Appeals court dismisses civil lawsuit against city
Basehor city attorney John Thompson said it's unlikely that a civil lawsuit filed 18 months ago against the city of Basehor has any more life left.
The Kansas Court of Appeals recently upheld a previous Leavenworth County District Court decision that exonerated the city from any wrongdoing.
On Sept. 17, the court of appeals sided with the city in a case that called into question a City Council decision to approve a rezoning request for the Pinehurst development in February 2003. The plaintiffs, Gary and Arlie Wells, residents of the nearby Cedar Lakes development, originally filed the lawsuit in March in county district court. After a district judge ruled in favor of the city, the Wellses took their case to appellate court.
Theoretically, the couple can appeal to the Kansas Supreme Court, Thompson said. However, the decision whether to hear the case is left to the discretion of the Supreme Court, and judging by the current case load facing the justices, it's unlikely the case would be heard, the city attorney added.
The Basehor City Council approved the Pinehurst rezoning by unanimous vote in 2003.
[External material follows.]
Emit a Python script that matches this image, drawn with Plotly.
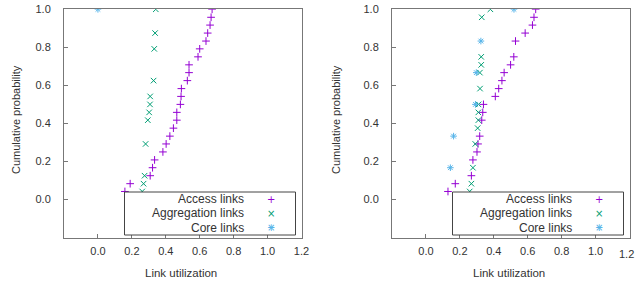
import plotly.graph_objects as go

# ---------------- data ----------------
left_access_x = [0.159, 0.190, 0.308, 0.322, 0.334, 0.383, 0.402, 0.424, 0.445, 0.465, 0.465, 0.486,
                 0.490, 0.492, 0.527, 0.537, 0.537, 0.590, 0.600, 0.637, 0.647, 0.661, 0.667, 0.673]
left_access_y = [0.042, 0.083, 0.125, 0.167, 0.208, 0.250, 0.292, 0.333, 0.375, 0.417, 0.458, 0.500,
                 0.542, 0.583, 0.625, 0.667, 0.708, 0.750, 0.792, 0.833, 0.875, 0.917, 0.958, 1.000]
left_agg_x = [0.261, 0.269, 0.275, 0.281, 0.294, 0.302, 0.307, 0.308, 0.328, 0.332, 0.337, 0.341]
left_agg_y = [0.042, 0.083, 0.125, 0.292, 0.417, 0.458, 0.500, 0.542, 0.625, 0.792, 0.875, 1.000]
left_core_x = [0.0]
left_core_y = [1.0]

right_access_x = [0.130, 0.173, 0.268, 0.277, 0.301, 0.307, 0.317, 0.329, 0.335, 0.339, 0.409,
                  0.429, 0.448, 0.461, 0.499, 0.518, 0.528, 0.585, 0.628, 0.637, 0.647]
right_access_y = [0.042, 0.083, 0.125, 0.208, 0.250, 0.292, 0.333, 0.417, 0.458, 0.500, 0.542,
                  0.583, 0.625, 0.667, 0.708, 0.750, 0.833, 0.875, 0.917, 0.958, 1.000]
right_agg_x = [0.258, 0.268, 0.277, 0.291, 0.305, 0.309, 0.309, 0.310, 0.319, 0.318, 0.326, 0.326, 0.329, 0.380]
right_agg_y = [0.042, 0.083, 0.167, 0.292, 0.375, 0.417, 0.458, 0.500, 0.583, 0.667, 0.708, 0.750, 0.958, 1.000]
right_core_x = [0.144, 0.163, 0.292, 0.297, 0.324, 0.519]
right_core_y = [0.167, 0.333, 0.500, 0.667, 0.833, 1.000]

series_names = ["Access links", "Aggregation links", "Core links"]
x_ticks = [0.0, 0.2, 0.4, 0.6, 0.8, 1.0, 1.2]
x_tick_labels = ["0.0", "0.2", "0.4", "0.6", "0.8", "1.0", "1.2"]
y_ticks = [0.0, 0.2, 0.4, 0.6, 0.8, 1.0]
y_tick_labels = ["0.0", "0.2", "0.4", "0.6", "0.8", "1.0"]
x_title = "Link utilization"
y_title = "Cumulative probability"

# ---------------- style ----------------
W, H = 637, 284
PURPLE, GREEN, BLUE = "#9400d3", "#009e73", "#56b4e9"
FRAME = "#777777"
FONT = "Liberation Sans, Arial, sans-serif"
TXT = "#333333"
symbols = ["cross-thin", "x-thin", "asterisk"]
colors = [PURPLE, GREEN, BLUE]

def px(x):
    return x / W

def py(y):
    return 1 - y / H

fig = go.Figure()

panels = [
    ([left_access_x, left_agg_x, left_core_x], [left_access_y, left_agg_y, left_core_y], "x", "y"),
    ([right_access_x, right_agg_x, right_core_x], [right_access_y, right_agg_y, right_core_y], "x2", "y2"),
]
for xs_list, ys_list, xa, ya in panels:
    for xs, ys, name, sym, col in zip(xs_list, ys_list, series_names, symbols, colors):
        fig.add_trace(go.Scatter(
            x=xs, y=ys, mode="markers", name=name, showlegend=False,
            xaxis=xa, yaxis=ya, hoverinfo="skip",
            marker=dict(symbol=sym, size=5.5, color=col, line=dict(width=1, color=col)),
        ))

left_px = [64, 392]
plot_w = 237.5
top_px, bot_px = 9.3, 237.5

axis_common = dict(
    showgrid=False, zeroline=False, showline=True, mirror=True, automargin=False,
    linecolor=FRAME, linewidth=1, ticks="inside", ticklen=4, tickwidth=1,
    tickcolor=FRAME, tickfont=dict(family=FONT, size=11, color=TXT),
)

layout_axes = {}
for i, lp in enumerate(left_px):
    sx = "" if i == 0 else "2"
    # the right panel's last label sits at the page edge; it is drawn
    # separately, nudged inward as in the reference
    tt = x_tick_labels if i == 0 else x_tick_labels[:-1] + [""]
    layout_axes["xaxis" + sx] = dict(
        axis_common, domain=[px(lp), px(lp + plot_w)], range=[-0.2, 1.2],
        tickvals=x_ticks, ticktext=tt, anchor="y" + sx,
        ticklabelstandoff=3,
    )
    layout_axes["yaxis" + sx] = dict(
        axis_common, domain=[py(bot_px), py(top_px)], range=[-0.2, 1.0],
        tickvals=y_ticks, ticktext=y_tick_labels, anchor="x" + sx,
        ticklabelstandoff=10,
    )

fig.update_layout(
    width=W, height=H,
    margin=dict(l=0, r=0, t=0, b=0, autoexpand=False),
    paper_bgcolor="white", plot_bgcolor="white",
    font=dict(family=FONT, color=TXT),
    **layout_axes,
)

annotations = []
shapes = []
for i, lp in enumerate(left_px):
    off = lp - 64
    # axis titles
    annotations.append(dict(
        text=x_title, x=px(180.5 + off), y=py(273), xref="paper", yref="paper",
        showarrow=False, xanchor="center", yanchor="middle",
        font=dict(family=FONT, size=11.5, color=TXT),
    ))
    annotations.append(dict(
        text=y_title, x=px(16 + off - (8 if i else 0)), y=py(120), xref="paper", yref="paper",
        showarrow=False, xanchor="center", yanchor="middle", textangle=-90,
        font=dict(family=FONT, size=11, color=TXT),
    ))
    # legend box
    shapes.append(dict(
        type="rect", xref="paper", yref="paper",
        x0=px(124.5 + off), x1=px(295.5 + off), y0=py(235), y1=py(192),
        line=dict(color="#444444", width=1), fillcolor="white", layer="above",
    ))
    rows = [199, 213.3, 227.7]
    for name, col, ry, k in zip(series_names, colors, rows, range(3)):
        annotations.append(dict(
            text=name, x=px(245.5 + off), y=py(ry), xref="paper", yref="paper",
            showarrow=False, xanchor="right", yanchor="middle",
            font=dict(family=FONT, size=12, color=TXT),
        ))
        glyphs = ["+"] if k == 0 else (["×"] if k == 1 else ["+", "×"])
        for g in glyphs:
            annotations.append(dict(
                text=g, x=px(270.7 + off), y=py(ry), xref="paper", yref="paper",
                showarrow=False, xanchor="center", yanchor="middle",
                font=dict(family="DejaVu Sans, sans-serif", size=10, color=col),
            ))

# right panel's edge tick label
annotations.append(dict(
    text=x_tick_labels[-1], x=px(636), y=py(253.5), xref="paper", yref="paper",
    showarrow=False, xanchor="right", yanchor="middle",
    font=dict(family=FONT, size=11, color=TXT),
))

fig.update_layout(annotations=annotations, shapes=shapes)

fig.write_html(
    "out.html",
    config={"displayModeBar": False},
    post_script="document.body.style.margin='0';document.body.style.overflow='hidden';",
)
The Wells lawsuit alleged the city acted unreasonably in doing so. It also called into question whether City Council president Julian Espinoza, who was acting as interim mayor during the hearing in question, should have been allowed to vote on the issue.
Both the city and the Wellses' attorney, Pete Heaven of Overland Park, waived oral arguments; the decision by the appeals court was based on a review of the case, Thompson said.
The court ruled against the Wellses on both complaints. The court found that the city complied with guidelines set forth in a Supreme Court decision, Golden v. city of Overland Park, and "leads us to conclude that the City Council was reasonable in its decision to approve the rezoning," according to the opinion.
As to whether Espinoza retained voting rights while serving as interim mayor, the court ruled that voting limitations of the mayor -- reserved only for use during a tie between City Council members -- "does not extend to the council president who steps into the position of acting mayor during the mayor's absence," according to the opinion.
The court cited Kansas statute 15-310, which indicates "the president and acting president, when occupying the place of mayor, shall have the same privileges as other members of the council," in supporting its decision.
"Although the City Council president assumed mayoral duties in that position, the president was still an active City Council member and had all the accompanying privileges and responsibilities. Therefore, the president's vote on the rezoning ordinance was valid," according to the opinion.
The decision by the appellate court resembles a November 2003 decision by Leavenworth County District Court Judge David King, who also ruled in favor of the city on both complaints.
Pinehurst is a 97-acre, mixed use development located south of U.S. Highway 24/40, across from the Basehor Town Square. Developer plans to build a 248-unit apartment complex generated discord among residents of Cedar Lakes and Briarwood, both nearby subdivisions, during the February 2003 rezoning hearing. Opponents claimed the apartment complex would breed crime and negatively impact schools, property values and overall quality of life.
A report submitted to the City Council five months before the Pinehurst hearing countered those claims and indicated the development's addition to the city would provide money to help pay for new schools, infrastructure, a new sewer treatment plant and provide increased benefits for residents.
Pinehurst engineer Joe McAfee, who also serves as the city's engineer, indicated in a September 2002 report that, when completed, the development would bring approximately $12 million in property taxes during the next 20 years.